AS ONE WITH THE LEAVES
Every year it’s the same old story: the leaves come a-tumbling down. Every year there is a carpet of dead leaves on my lawn but they will not stay, oh no. At the whim of the autumn wind they will sail off to a neighbors yard and that same wind will move a fresh supply in from the place behind us. Nature deplores a vacuum or, it seems, a lawn uncarpeted by dry leaves.
The beauty of the autumn leaves cannot be denied. This season is probably the prettiest of the year, at least for the time the leaves still desperately cling to the trees. As they inevitably come down they take their beauty with them and spread it out across lawns and sidewalks and they are not quite as lovely then, not quite.
Each year I vow will be the last for I will have a tractor with a mulcher next season and I will drive back and forth over them lost in the hum of the engine happily turning big leaves into tiny pieces even as I bask in the glow of the autumn sun. Ah, life will truly be good. My guess is it won’t happen.

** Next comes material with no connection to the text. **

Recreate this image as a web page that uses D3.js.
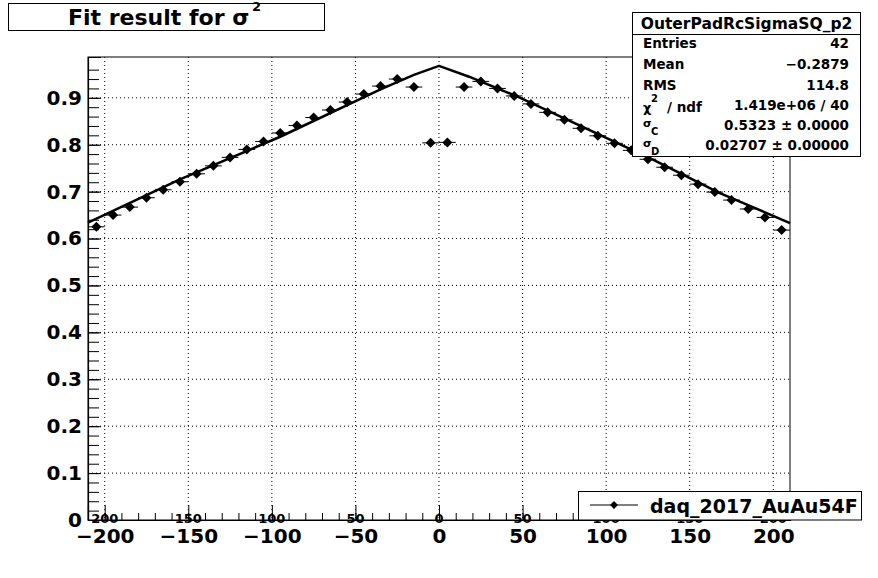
<!DOCTYPE html>
<html><head><meta charset="utf-8">
<script src="https://cdn.jsdelivr.net/npm/d3@7"></script>
<style>body{margin:0;background:#fff}svg{display:block}text{font-family:"DejaVu Sans",sans-serif;font-weight:bold;fill:#000}</style>
</head><body><svg id="c" width="878" height="578"></svg>
<script>
// ---------- data ----------
const binCenters = [-205,-195,-185,-175,-165,-155,-145,-135,-125,-115,-105,-95,-85,-75,-65,-55,-45,-35,-25,-15,-5,
                    5,15,25,35,45,55,65,75,85,95,105,115,125,135,145,155,165,175,185,195,205];
const sigmaSq = [0.625,0.650,0.667,0.687,0.704,0.721,0.738,0.755,0.773,0.790,0.807,0.825,0.841,0.858,0.874,0.891,0.908,0.925,0.940,0.923,0.804,
                 0.805,0.923,0.935,0.920,0.904,0.887,0.869,0.853,0.835,0.819,0.803,0.788,0.769,0.752,0.735,0.716,0.699,0.682,0.663,0.645,0.618];
const binHalfWidth = 5;
const fitX = [-210,-155,-95,-35,-15,0,18,48,128,168,210];
const fitY = [0.634,0.726,0.817,0.918,0.949,0.968,0.945,0.901,0.768,0.697,0.633];
const xTickVals = [-200,-150,-100,-50,0,50,100,150,200];
const xTickLabels = ["\u2212200","\u2212150","\u2212100","\u221250","0","50","100","150","200"];
const smallTickLabels = ["200","150","100","50","0","50","100","150","200"];
const yTickVals = [0,0.1,0.2,0.3,0.4,0.5,0.6,0.7,0.8,0.9];
const yTickLabels = ["0","0.1","0.2","0.3","0.4","0.5","0.6","0.7","0.8","0.9"];
const statsTitle = "OuterPadRcSigmaSQ_p2";
const statsNames = ["Entries","Mean","RMS"];
const statsValues = ["42","\u22120.2879","114.8"];
const chi2Value = "1.419e+06 / 40";
const paramNames = ["C","D"];
const paramValues = ["0.5323 \u00b1 0.0000","0.02707 \u00b1 0.00000"];
const legendLabel = "daq_2017_AuAu54F";
const titleText = "Fit result for \u03c3";

// ---------- layout ----------
const svg = d3.select("#c");
const L=88,R=790,T=57,B=520;
const x = d3.scaleLinear().domain([-210,210]).range([L,R]);
const y = d3.scaleLinear().domain([0,0.987]).range([B,T]);

svg.append("rect").attr("width",878).attr("height",578).attr("fill","#fff");

// grid
const g = svg.append("g");
g.selectAll(".gx").data(xTickVals).join("line")
  .attr("x1",d=>x(d)).attr("x2",d=>x(d)).attr("y1",T).attr("y2",B)
  .attr("stroke","#000").attr("stroke-width",1).attr("stroke-dasharray","1,3");
g.selectAll(".gy").data(yTickVals.filter(v=>v>0)).join("line")
  .attr("x1",L).attr("x2",R).attr("y1",d=>y(d)).attr("y2",d=>y(d))
  .attr("stroke","#000").attr("stroke-width",1).attr("stroke-dasharray","1,3");

// frame
svg.append("rect").attr("x",L).attr("y",T).attr("width",R-L).attr("height",B-T)
  .attr("fill","none").attr("stroke","#000").attr("stroke-width",1);

// y axis
const yMinor = d3.range(0,0.98,0.02);
svg.append("g").attr("transform",`translate(${L},0)`)
  .call(d3.axisLeft(y).tickValues(yMinor).tickSize(-11).tickFormat(""))
  .call(s=>{s.select(".domain").remove();s.selectAll("line").attr("stroke-width",1);});
svg.append("g").attr("transform",`translate(${L},0)`)
  .call(d3.axisLeft(y).tickValues(yTickVals).tickSize(-13).tickPadding(6).tickFormat((d,i)=>yTickLabels[i]))
  .call(s=>{s.select(".domain").attr("stroke-width",1.2);s.selectAll("text").style("font-size","20px").attr("font-family","DejaVu Sans").attr("font-weight","bold");});

// x axis
const xMinor = d3.range(-200,211,10);
svg.append("g").attr("transform",`translate(0,${B})`)
  .call(d3.axisBottom(x).tickValues(xMinor).tickSize(-7).tickFormat(""))
  .call(s=>{s.select(".domain").remove();});
svg.append("g").attr("transform",`translate(0,${B})`)
  .call(d3.axisBottom(x).tickValues(xTickVals).tickSize(-15).tickPadding(9).tickFormat((d,i)=>xTickLabels[i]))
  .call(s=>{s.select(".domain").attr("stroke-width",1.2);s.selectAll("text").style("font-size","20px").attr("font-family","DejaVu Sans").attr("font-weight","bold");});
// small secondary labels
svg.append("g").selectAll("text").data(xTickVals).join("text")
  .attr("x",d=>x(d)).attr("y",B+3).attr("text-anchor","middle")
  .style("font-size","13px").text((d,i)=>smallTickLabels[i]);

// error bars + markers
const pts = binCenters.map((c,i)=>({x:c,y:sigmaSq[i]}));
svg.append("g").selectAll("line").data(pts).join("line")
  .attr("x1",d=>x(d.x-binHalfWidth)).attr("x2",d=>x(d.x+binHalfWidth))
  .attr("y1",d=>y(d.y)).attr("y2",d=>y(d.y)).attr("stroke","#000").attr("stroke-width",1);
const diamond = "M0,-5L5,0L0,5L-5,0Z";
svg.append("g").selectAll("path").data(pts).join("path")
  .attr("transform",d=>`translate(${x(d.x)},${y(d.y)})`).attr("d",diamond).attr("fill","#000");

// fit line
const fitPts = fitX.map((v,i)=>[v,fitY[i]]);
svg.append("path").datum(fitPts)
  .attr("d",d3.line().x(d=>x(d[0])).y(d=>y(d[1])))
  .attr("fill","none").attr("stroke","#000").attr("stroke-width",2.5).attr("stroke-linejoin","round");

// title box
svg.append("rect").attr("x",8.5).attr("y",3.5).attr("width",316).attr("height",27)
  .attr("fill","#fff").attr("stroke","#000");
svg.append("text").attr("x",68).attr("y",25).style("font-size","22px").text(titleText);
svg.append("text").attr("x",252).attr("y",11).style("font-size","13px").text("2");

// stats box
const sx=632.5, sw=228, sy=12.5, sh=144;
svg.append("rect").attr("x",sx).attr("y",sy).attr("width",sw).attr("height",sh)
  .attr("fill","#fff").attr("stroke","#000");
svg.append("line").attr("x1",sx).attr("x2",sx+sw).attr("y1",34.5).attr("y2",34.5).attr("stroke","#000");
svg.append("text").attr("x",sx+sw/2).attr("y",28.5).attr("text-anchor","middle").style("font-size","15.5px").text(statsTitle);
const rowY=[48,69,90];
statsNames.forEach((n,i)=>{
  svg.append("text").attr("x",643).attr("y",rowY[i]).style("font-size","13.5px").text(n);
  svg.append("text").attr("x",849).attr("y",rowY[i]).attr("text-anchor","end").style("font-size","13.5px").text(statsValues[i]);
});
svg.append("text").attr("x",643).attr("y",112).style("font-size","13px").text("\u03c7");
svg.append("text").attr("x",651).attr("y",102).style("font-size","10px").text("2");
svg.append("text").attr("x",667).attr("y",112).style("font-size","13.5px").text("/ ndf");
svg.append("text").attr("x",849).attr("y",110).attr("text-anchor","end").style("font-size","13.5px").text(chi2Value);
const pY=[130,150];
paramNames.forEach((n,i)=>{
  svg.append("text").attr("x",643).attr("y",pY[i]-3).style("font-size","11px").text("\u03c3");
  svg.append("text").attr("x",651).attr("y",pY[i]+5).style("font-size","10px").text(n);
  svg.append("text").attr("x",849).attr("y",pY[i]).attr("text-anchor","end").style("font-size","13.5px").text(paramValues[i]);
});

// legend
svg.append("rect").attr("x",578.5).attr("y",491.5).attr("width",283).attr("height",28.5)
  .attr("fill","#fff").attr("stroke","#000");
svg.append("line").attr("x1",590).attr("x2",638).attr("y1",505).attr("y2",505).attr("stroke","#000");
svg.append("path").attr("transform","translate(614,505)").attr("d","M0,-4L4,0L0,4L-4,0Z").attr("fill","#000");
svg.append("text").attr("x",650).attr("y",513).style("font-size","19px").text(legendLabel);
</script></body></html>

Every autumn I go forth to rake and even as my mind wanders over tractor models it drifts as well into familiar corners labelled tradition, custom, memories. Soon those thoughts wheel the tractor out of the picture and I think this is how it must be, this is the completion of a season and it must not be ignored. The leaves have done their work and it is time to give them a fitting farewell as we have done for so many years past. My kidhood, that of our children and now grandchildren is marked by the autumn custom of leaf raking, of jumping into huge leaf piles, of listening to the crackle and crunch of them underfoot. It is as it should be, I think, and I will rake until I’ve finished or at least come close. I will say without doubt to anyone who asks that next year, next year it will be different and I will rule the leaves with my tractor. Deep down, though, I know I won’t.